Instruction
Lift out all lines below that contain "this".

Data provided
## Start

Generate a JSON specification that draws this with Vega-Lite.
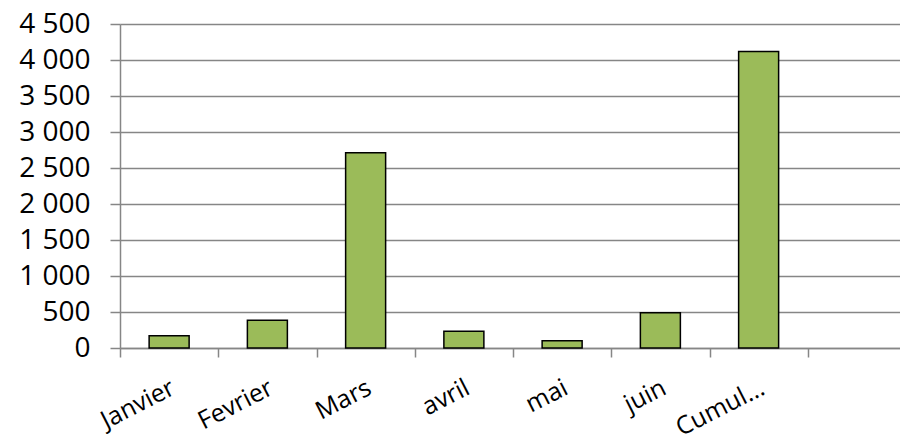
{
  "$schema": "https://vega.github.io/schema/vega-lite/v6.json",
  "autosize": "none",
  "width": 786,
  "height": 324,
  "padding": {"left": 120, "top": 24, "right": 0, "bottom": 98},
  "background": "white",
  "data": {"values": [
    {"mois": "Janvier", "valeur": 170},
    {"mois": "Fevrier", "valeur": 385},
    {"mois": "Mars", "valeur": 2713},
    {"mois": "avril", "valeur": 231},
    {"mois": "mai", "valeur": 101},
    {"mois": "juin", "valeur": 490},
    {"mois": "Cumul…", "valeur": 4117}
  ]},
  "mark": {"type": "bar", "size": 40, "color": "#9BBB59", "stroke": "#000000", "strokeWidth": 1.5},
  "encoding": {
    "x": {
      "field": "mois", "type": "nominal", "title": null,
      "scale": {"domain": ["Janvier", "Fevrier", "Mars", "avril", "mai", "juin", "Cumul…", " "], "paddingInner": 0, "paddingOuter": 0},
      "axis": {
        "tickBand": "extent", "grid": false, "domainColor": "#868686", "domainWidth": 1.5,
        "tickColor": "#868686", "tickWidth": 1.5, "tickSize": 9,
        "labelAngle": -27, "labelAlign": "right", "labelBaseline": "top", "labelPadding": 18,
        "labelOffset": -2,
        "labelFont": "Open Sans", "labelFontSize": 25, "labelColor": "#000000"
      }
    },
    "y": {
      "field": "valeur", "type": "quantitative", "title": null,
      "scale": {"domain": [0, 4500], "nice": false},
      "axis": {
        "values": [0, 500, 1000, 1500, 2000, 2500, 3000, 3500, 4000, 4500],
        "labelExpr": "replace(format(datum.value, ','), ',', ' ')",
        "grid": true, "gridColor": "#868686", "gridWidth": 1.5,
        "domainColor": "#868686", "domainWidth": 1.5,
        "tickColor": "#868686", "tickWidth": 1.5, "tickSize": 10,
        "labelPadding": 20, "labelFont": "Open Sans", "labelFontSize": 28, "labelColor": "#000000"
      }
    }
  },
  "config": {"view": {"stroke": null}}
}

## End
## Start

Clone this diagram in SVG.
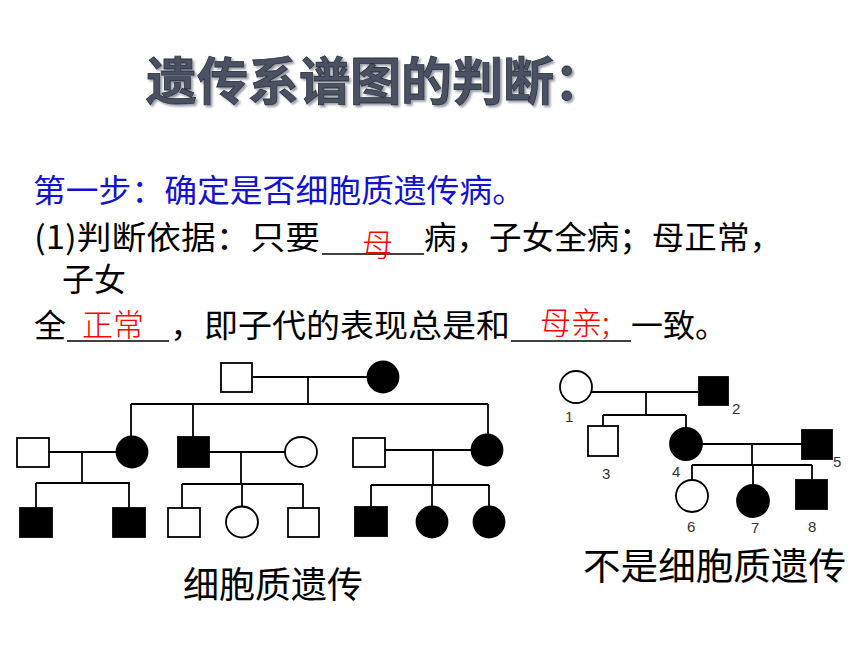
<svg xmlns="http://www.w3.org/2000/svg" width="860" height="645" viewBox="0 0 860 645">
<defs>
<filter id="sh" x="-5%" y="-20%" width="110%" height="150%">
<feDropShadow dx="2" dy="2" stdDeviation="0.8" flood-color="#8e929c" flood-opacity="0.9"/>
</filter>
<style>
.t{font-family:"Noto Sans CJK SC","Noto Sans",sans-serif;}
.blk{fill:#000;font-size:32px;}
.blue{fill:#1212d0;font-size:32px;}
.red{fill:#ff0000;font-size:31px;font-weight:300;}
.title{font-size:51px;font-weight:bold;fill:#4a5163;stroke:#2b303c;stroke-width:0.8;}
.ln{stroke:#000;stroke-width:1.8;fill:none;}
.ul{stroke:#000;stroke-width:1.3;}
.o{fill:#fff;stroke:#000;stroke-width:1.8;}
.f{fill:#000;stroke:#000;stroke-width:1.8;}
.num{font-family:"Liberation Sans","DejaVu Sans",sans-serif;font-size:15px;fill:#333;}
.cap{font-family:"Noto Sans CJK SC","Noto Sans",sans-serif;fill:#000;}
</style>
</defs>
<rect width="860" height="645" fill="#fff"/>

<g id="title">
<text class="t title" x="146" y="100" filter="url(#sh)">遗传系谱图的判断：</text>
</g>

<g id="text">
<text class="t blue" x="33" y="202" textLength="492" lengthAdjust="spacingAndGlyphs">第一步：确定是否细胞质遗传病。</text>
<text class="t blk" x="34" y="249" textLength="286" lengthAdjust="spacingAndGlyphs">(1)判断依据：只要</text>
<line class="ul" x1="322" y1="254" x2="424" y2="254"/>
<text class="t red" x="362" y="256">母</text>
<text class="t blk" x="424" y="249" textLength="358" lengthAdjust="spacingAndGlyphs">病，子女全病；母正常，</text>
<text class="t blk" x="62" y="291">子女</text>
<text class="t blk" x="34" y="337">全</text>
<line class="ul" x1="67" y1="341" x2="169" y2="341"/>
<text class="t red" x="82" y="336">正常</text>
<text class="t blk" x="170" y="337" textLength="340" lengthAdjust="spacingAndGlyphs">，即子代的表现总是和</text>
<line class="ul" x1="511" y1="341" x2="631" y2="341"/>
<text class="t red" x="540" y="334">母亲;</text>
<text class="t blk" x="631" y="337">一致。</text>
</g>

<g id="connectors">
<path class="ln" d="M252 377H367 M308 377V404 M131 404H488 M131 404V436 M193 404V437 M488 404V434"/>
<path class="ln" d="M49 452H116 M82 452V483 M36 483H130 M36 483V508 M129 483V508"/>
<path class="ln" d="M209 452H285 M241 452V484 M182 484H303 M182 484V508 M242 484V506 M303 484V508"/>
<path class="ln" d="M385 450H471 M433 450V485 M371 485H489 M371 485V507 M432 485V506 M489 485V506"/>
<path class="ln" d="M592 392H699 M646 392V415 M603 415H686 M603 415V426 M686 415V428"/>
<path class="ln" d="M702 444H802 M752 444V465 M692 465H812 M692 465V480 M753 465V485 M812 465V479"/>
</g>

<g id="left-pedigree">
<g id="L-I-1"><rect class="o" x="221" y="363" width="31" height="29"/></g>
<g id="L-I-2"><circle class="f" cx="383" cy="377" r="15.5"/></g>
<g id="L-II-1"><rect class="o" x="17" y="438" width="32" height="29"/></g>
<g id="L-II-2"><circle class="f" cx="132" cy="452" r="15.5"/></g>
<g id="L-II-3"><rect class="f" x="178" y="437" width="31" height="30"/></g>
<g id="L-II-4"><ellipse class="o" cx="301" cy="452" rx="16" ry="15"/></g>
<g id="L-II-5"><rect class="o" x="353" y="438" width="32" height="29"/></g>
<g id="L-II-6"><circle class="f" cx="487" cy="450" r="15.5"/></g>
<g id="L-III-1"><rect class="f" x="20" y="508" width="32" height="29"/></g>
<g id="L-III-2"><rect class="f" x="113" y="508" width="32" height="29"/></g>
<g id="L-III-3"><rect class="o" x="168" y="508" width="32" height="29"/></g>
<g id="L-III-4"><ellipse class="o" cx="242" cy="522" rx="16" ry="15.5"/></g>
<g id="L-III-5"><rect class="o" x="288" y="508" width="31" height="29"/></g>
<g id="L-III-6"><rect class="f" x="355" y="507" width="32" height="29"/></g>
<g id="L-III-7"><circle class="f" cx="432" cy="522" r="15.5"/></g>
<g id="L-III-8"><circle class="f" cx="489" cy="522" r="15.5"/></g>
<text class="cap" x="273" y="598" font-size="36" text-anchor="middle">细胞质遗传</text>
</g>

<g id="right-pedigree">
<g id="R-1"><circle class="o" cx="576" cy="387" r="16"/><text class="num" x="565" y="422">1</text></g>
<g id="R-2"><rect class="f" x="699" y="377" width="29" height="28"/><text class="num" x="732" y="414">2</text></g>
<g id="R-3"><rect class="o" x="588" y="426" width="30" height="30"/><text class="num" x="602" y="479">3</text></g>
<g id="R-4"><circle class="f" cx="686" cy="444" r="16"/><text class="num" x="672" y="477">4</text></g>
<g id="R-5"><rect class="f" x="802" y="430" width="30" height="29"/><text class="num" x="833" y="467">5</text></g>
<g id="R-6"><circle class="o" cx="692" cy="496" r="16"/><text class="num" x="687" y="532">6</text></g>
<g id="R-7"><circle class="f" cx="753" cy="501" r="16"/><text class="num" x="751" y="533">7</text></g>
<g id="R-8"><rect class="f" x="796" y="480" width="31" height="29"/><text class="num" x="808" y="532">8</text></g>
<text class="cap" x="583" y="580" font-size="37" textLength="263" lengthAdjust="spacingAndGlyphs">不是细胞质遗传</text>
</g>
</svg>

## End

The completed task
Generate a JSON specification that draws this with Vega-Lite.
Clone this diagram in SVG.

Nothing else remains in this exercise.